Die Staatsanwaltschaft geht unter anderem Anschuldigungen nach, wonach angeblich Notrufe ignoriert wurden und sich der Rettungseinsatz in der Abruzzen-Gemeinde verzögerte. Die Justizbehörden ergründen auch, ob das Vier-Sterne-Ressort auf 1.200 Meter Höhe eine unsichere Hanglage hatte. Das in den 1970er-Jahren als Berghütte errichtete Gebäude war 2007 zu einem bei VIPs beliebten Spa-Hotel ausgebaut worden.
„Wir haben das Recht zu erfahren, warum sich diese Tragödie abgespielt hat. Wir sind überzeugt, dass die Katastrophe hätte vermieden werden können“, betonte Gianluca Tanda, dessen Sohn Marco mit seiner Freundin Jessica Tinari unter den Trümmern gestorben ist. „In all diesen Monaten hat niemand seine Verantwortung zugegeben. Wir hoffen, dass der Prozess bald beginnt“, sagte Tanda.
Der erste Jahrestag des Rigopiano-Unglücks ist besonders hart für den Überlebenden Giampaolo Matrone, Zuckerbäcker aus Monterotondo bei Rom, der nach 60 Stunden unter den Trümmern lebend geborgen werden konnte. Seine Frau Valentina Cicioni schaffte es nicht. „Die Weihnachtsfeiertage waren für uns sehr hart.

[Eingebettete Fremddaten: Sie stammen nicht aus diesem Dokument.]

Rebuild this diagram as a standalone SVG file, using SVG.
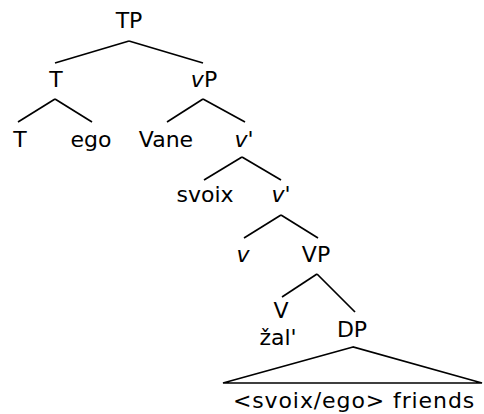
<svg xmlns="http://www.w3.org/2000/svg" width="484" height="414" viewBox="0 0 484 414">
<style>
text{font-family:"DejaVu Sans",sans-serif;font-size:22px;fill:#000;text-anchor:middle}
.i{font-style:italic}
line,polygon{stroke:#000;stroke-width:1.7;fill:none}
</style>
<rect width="484" height="414" fill="#fff"/>
<g id="connectors">
<line x1="129" y1="41" x2="55" y2="63"/>
<line x1="129" y1="41" x2="203" y2="63"/>
<line x1="55" y1="99" x2="18" y2="122"/>
<line x1="55" y1="99" x2="92" y2="122"/>
<line x1="203" y1="99" x2="167" y2="122"/>
<line x1="203" y1="99" x2="245" y2="122"/>
<line x1="242" y1="157" x2="204" y2="180"/>
<line x1="242" y1="157" x2="281" y2="180"/>
<line x1="281" y1="215" x2="244" y2="238"/>
<line x1="281" y1="215" x2="318" y2="238"/>
<line x1="317" y1="274" x2="282" y2="297"/>
<line x1="317" y1="274" x2="355" y2="312"/>
<polygon points="353,347 223,383 482,383"/>
</g>
<g id="TP"><text x="129" y="28">TP</text></g>
<g id="T1"><text x="56" y="87">T</text></g>
<g id="vP"><text x="204" y="87"><tspan class="i">v</tspan>P</text></g>
<g id="T2"><text x="20" y="147">T</text></g>
<g id="ego"><text x="91" y="147">ego</text></g>
<g id="Vane"><text x="166" y="147">Vane</text></g>
<g id="vbar1"><text x="244" y="147"><tspan class="i">v</tspan>'</text></g>
<g id="svoix"><text x="205" y="202">svoix</text></g>
<g id="vbar2"><text x="281" y="202"><tspan class="i">v</tspan>'</text></g>
<g id="v"><text x="243" y="262" class="i">v</text></g>
<g id="VP"><text x="316" y="262">VP</text></g>
<g id="V"><text x="281" y="318">V</text><text x="278" y="345">žal'</text></g>
<g id="DP"><text x="352" y="337">DP</text><text x="354" y="408" style="letter-spacing:0.9px">&lt;svoix/ego&gt; friends</text></g>
</svg>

Doch ich darf nicht nachgeben. Ich habe noch tiefe Narben von den fünf Operationen, denen ich nach dem Unglück unterzogen worden bin, und muss zudem an meine sechsjährige Tochter Gaia denken, die ihre Mutter verloren hat“, so Matrone.

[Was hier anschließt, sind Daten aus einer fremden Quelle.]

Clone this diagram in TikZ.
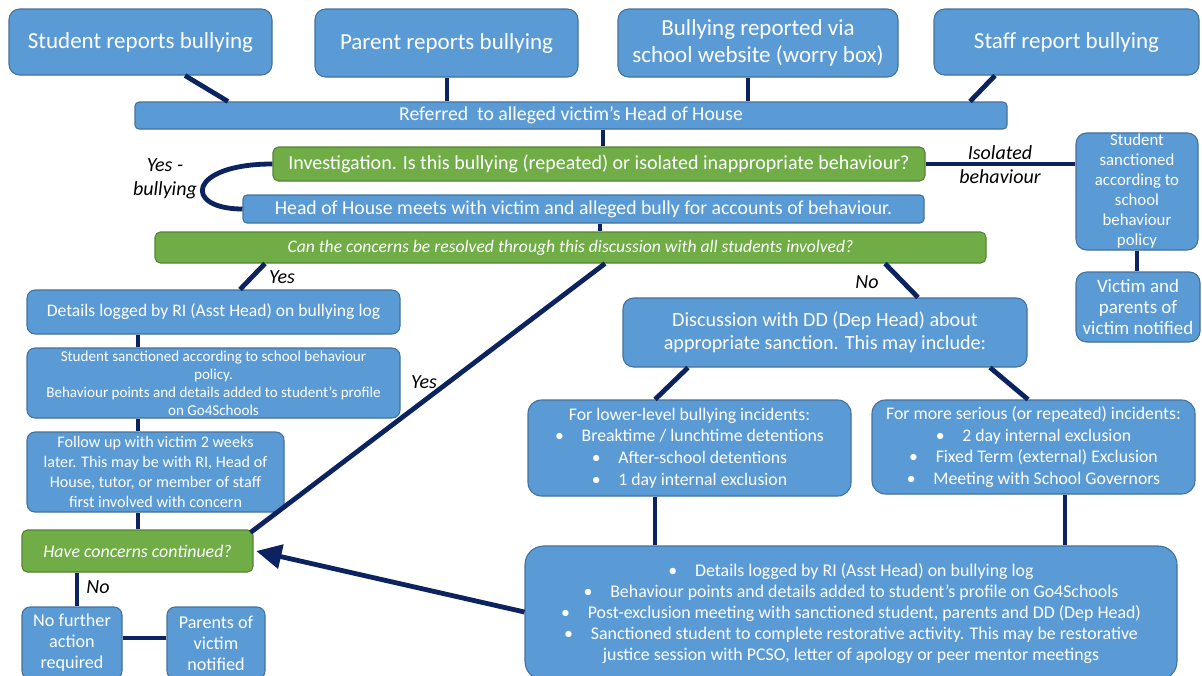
\documentclass[tikz,border=0pt]{standalone}
\usepackage{fontspec}
\setmainfont{Carlito}
\usetikzlibrary{arrows.meta,calc}
\definecolor{boxblue}{RGB}{91,155,213}
\definecolor{boxedge}{RGB}{65,113,156}
\definecolor{boxgreen}{RGB}{112,173,71}
\definecolor{greenedge}{RGB}{84,130,53}
\definecolor{navy}{RGB}{12,35,95}
\tikzset{
  wh/.style 2 args={minimum width=#1*0.75pt, minimum height=#2*0.75pt},
  bluebox/.style={draw=boxedge, line width=0.8pt, fill=boxblue, text=white, align=center, rounded corners=6pt, inner sep=1pt},
  greenbox/.style={draw=greenedge, line width=0.8pt, fill=boxgreen, text=white, align=center, rounded corners=4pt, inner sep=1pt},
  conn/.style={draw=navy, line width=3.6pt},
  lbl/.style={font=\fontsize{15pt}{18pt}\selectfont\itshape, align=center, text=black, inner sep=0pt},
}
\begin{document}
\begin{tikzpicture}[x=0.75pt,y=-0.75pt]
\useasboundingbox (0,0) rectangle (1202,675);
% top row
\node[bluebox, wh={263}{66}, rounded corners=8pt, font=\fontsize{17.25pt}{20pt}\selectfont] (stud) at (140.5,42) {Student reports bullying};
\node[bluebox, wh={263}{68}, rounded corners=8pt, font=\fontsize{17.25pt}{20pt}\selectfont] (par) at (446.5,43) {Parent reports bullying};
\node[bluebox, wh={280}{68}, rounded corners=8pt, font=\fontsize{17.25pt}{20pt}\selectfont] (web) at (758,43) {Bullying reported via\\school website (worry box)};
\node[bluebox, wh={265}{66}, rounded corners=8pt, font=\fontsize{17.25pt}{20pt}\selectfont] (staff) at (1066.5,42) {Staff report bullying};
% referred
\node[bluebox, wh={872}{27}, rounded corners=3pt, font=\fontsize{14.8pt}{16pt}\selectfont] (ref) at (571,115.5) {Referred\ \ to alleged victim’s Head of House};
\node[greenbox, wh={652}{34}, font=\fontsize{15pt}{16pt}\selectfont] (inv) at (599,164) {Investigation. Is this bullying (repeated) or isolated inappropriate behaviour?};
\node[bluebox, wh={681}{28}, rounded corners=3pt, font=\fontsize{14.8pt}{16pt}\selectfont] (hoh) at (583.5,209) {Head of House meets with victim and alleged bully for accounts of behaviour.};
\node[greenbox, wh={831}{31}, font=\fontsize{13.2pt}{14pt}\selectfont\itshape] (can) at (570.5,247.5) {Can the concerns be resolved through this discussion with all students involved?};
% right column
\node[bluebox, wh={122}{117}, rounded corners=8pt, font=\fontsize{12.6pt}{15pt}\selectfont] (ssr) at (1137,191.5) {Student\\sanctioned\\according to\\school\\behaviour\\policy};
\node[bluebox, wh={124}{70}, rounded corners=8pt, font=\fontsize{14.2pt}{16pt}\selectfont] (vpn) at (1138,307) {Victim and\\parents of\\victim notified};
% left column
\node[bluebox, wh={373}{44}, font=\fontsize{13.2pt}{15pt}\selectfont] (dl) at (213.5,312) {Details logged by RI (Asst Head) on bullying log};
\node[bluebox, wh={373}{70}, font=\fontsize{11.3pt}{13.5pt}\selectfont] (ssl) at (213.5,383) {Student sanctioned according to school behaviour\\policy.\\Behaviour points and details added to student’s profile\\on Go4Schools};
\node[bluebox, wh={257}{80}, font=\fontsize{12.1pt}{15pt}\selectfont] (fu) at (155.5,472) {Follow up with victim 2 weeks\\later. This may be with RI, Head of\\House, tutor, or member of staff\\first involved with concern};
\node[greenbox, wh={231}{42}, font=\fontsize{13.4pt}{14pt}\selectfont\itshape] (hcc) at (137.5,551) {Have concerns continued?};
\node[bluebox, wh={100}{72}, font=\fontsize{13.6pt}{15.75pt}\selectfont] (nfa) at (72,643) {No further\\action\\required};
\node[bluebox, wh={98}{72}, font=\fontsize{13.6pt}{15.75pt}\selectfont] (pvn) at (216,643) {Parents of\\victim\\notified};
% middle / right lower
\node[bluebox, wh={404}{69}, rounded corners=8pt, font=\fontsize{15.1pt}{17.25pt}\selectfont] (disc) at (825,332.5) {Discussion with DD (Dep Head) about\\appropriate sanction. This may include:};
\node[bluebox, wh={323}{96}, rounded corners=10pt, font=\fontsize{13.3pt}{16.2pt}\selectfont] (low) at (689.5,448) {For lower-level bullying incidents:\\•\quad Breaktime / lunchtime detentions\\•\quad After-school detentions\\•\quad 1 day internal exclusion};
\node[bluebox, wh={323}{94}, rounded corners=10pt, font=\fontsize{13.3pt}{16.2pt}\selectfont] (ser) at (1033.5,447) {For more serious (or repeated) incidents:\\•\quad 2 day internal exclusion\\•\quad Fixed Term (external) Exclusion\\•\quad Meeting with School Governors};
\node[bluebox, wh={652}{134}, rounded corners=14pt, font=\fontsize{13.4pt}{15.75pt}\selectfont] (bot) at (851,613) {•\quad Details logged by RI (Asst Head) on bullying log\\•\quad Behaviour points and details added to student’s profile on Go4Schools\\•\quad Post-exclusion meeting with sanctioned student, parents and DD (Dep Head)\\•\quad Sanctioned student to complete restorative activity. This may be restorative\\justice session with PCSO, letter of apology or peer mentor meetings};
% connectors
\draw[conn] (185,0 |- stud.south) -- (228,0 |- ref.north);
\draw[conn] (447,0 |- par.south) -- (447,0 |- ref.north);
\draw[conn] (748,0 |- web.south) -- (748,0 |- ref.north);
\draw[conn] (995,0 |- staff.south) -- (970,0 |- ref.north);
\draw[conn] (603,0 |- ref.south) -- (603,0 |- inv.north);
\draw[conn] (inv.west) .. controls +(-85,0) and +(-60,0) .. (hoh.west);
\draw[conn] (600,0 |- hoh.south) -- (600,0 |- can.north);
\draw[conn] (inv.east) -- (inv.east -| ssr.west);
\draw[conn] (ssr.south) -- (ssr.south |- vpn.north);
\draw[conn] (265,0 |- can.south) -- (240,0 |- dl.north);
\draw[conn] (605,0 |- can.south) -- ([shift={(-3,3)}]hcc.north east);
\draw[conn] (885,0 |- can.south) -- (918,0 |- disc.north);
\draw[conn] (138,0 |- dl.south) -- (138,0 |- ssl.north);
\draw[conn] (138,0 |- ssl.south) -- (138,0 |- fu.north);
\draw[conn] (138,0 |- fu.south) -- (138,0 |- hcc.north);
\draw[conn] (77,0 |- hcc.south) -- (77,0 |- nfa.north);
\draw[conn] (nfa.east |- 0,638) -- (pvn.west |- 0,638);
\draw[conn] (688,0 |- disc.south) -- (655,0 |- low.north);
\draw[conn] (990,0 |- disc.south) -- (1028,0 |- ser.north);
\draw[conn] (655,0 |- low.south) -- (655,0 |- bot.north);
\draw[conn] (1065,0 |- ser.south) -- (1065,0 |- bot.north);
\draw[conn, -{Triangle[length=19pt,width=18pt]}] (bot.west |- 0,612) -- ([xshift=2pt]hcc.east);
% labels
\node[lbl] (lyb) at (165,179) {Yes -\\bullying};
\node[lbl] (liso) at (1000,165) {Isolated\\behaviour};
\node[lbl] (ly1) at (282,277) {Yes};
\node[lbl] (ly2) at (424,382) {Yes};
\node[lbl] (ln1) at (867,282) {No};
\node[lbl] (ln2) at (98,587) {No};
\end{tikzpicture}
\end{document}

An der Gedenkzeremonie am Donnerstag beteiligt sich auch der 38-jährige Koch Giampiero Parete, der als erster Alarm geschlagen hatte. Stundenlang wartete er in seinem Auto auf die Retter, während er um seine verschüttete Familie bangte. Seine Frau und seine beiden Kinder wurden lebend in einem Dachboden gefunden. 43 Stunden lang mussten sie ausharren, bis Hilfe kam. „Es war ein Wunder, dass wir uns alle retten konnten. Leider hatten viele andere Familien nicht dasselbe Glück. Die Erinnerung an die Opfer wird uns immer begleiten“, sagte Parete.